The first point of reference is Rasmussen Rasmussen’s polling on 8/25, the last day of polling including no questions asked before any part of the convention, indicated a lead of 3 points for Obama, when leaners were included. Interestingly, the first two days of the convention appear to have had a negative impact on Obama’s standing in the Rasmussen polls, followed by a return to pre-convention levels based on Wed/Thurs/Fri polling. Since that time; bupkis.
CNN tells the same story. CNN’s poll taken the last two days before the convention (a weekend poll) indicated that the race was a tie. CNN’s poll taken after the end of the convention and the Palin announcement (also a weekend poll shows Obama up 1 point. The Gallup tracking poll has not yet been released today, but I expect that it will show a net very small bounce for Obama after the convention. There are many reasons to be somewhat suspicious of all these polls, as all were weekend polls and the most recent set were holiday weekend polls, but they do clearly indicate that the convention has not allowed Obama to take control of this race and establish himself as the firm frontrunner. Before the convention, most national polls showed Obama with a 0-3 point lead. After the convention, it looks like most national polls will show him with a 1-4 point lead. That’s either no bounce at all, or a negligible bounce, at best.
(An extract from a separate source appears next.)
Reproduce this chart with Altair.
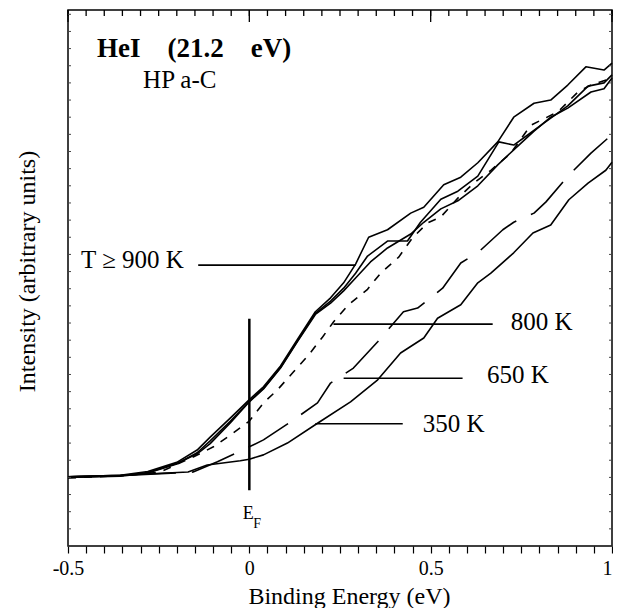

Given the slobbering and fawning media coverage of Obama’s speech and the admitted drama of the moment, it might have been expected that Obama should receive an 8-10 point bounce and be leading this race by 10 or 11 points right now. That simply hasn’t happened. It might be due to the fact that Obama’s speech, while high drama, contained no lines that anyone still remembers. I’m already struggling to remember one myself. It might be due to the fact that the Palin pick stomped on the convention news cycle, strangled it until the point of death, and then set it on fire and tossed it in a ditch by the side of the road. It might be due to the fact that the Palin pick has made a lot of sidelines voters committed voters for McCain overnight. I’m guessing a combination of all three. The bottom line is that McCain goes into this week’s convention with an excellent chance to seize the momentum and establish himself as the frontrunner – or at least establish that the race is a draw – coming out of the convention.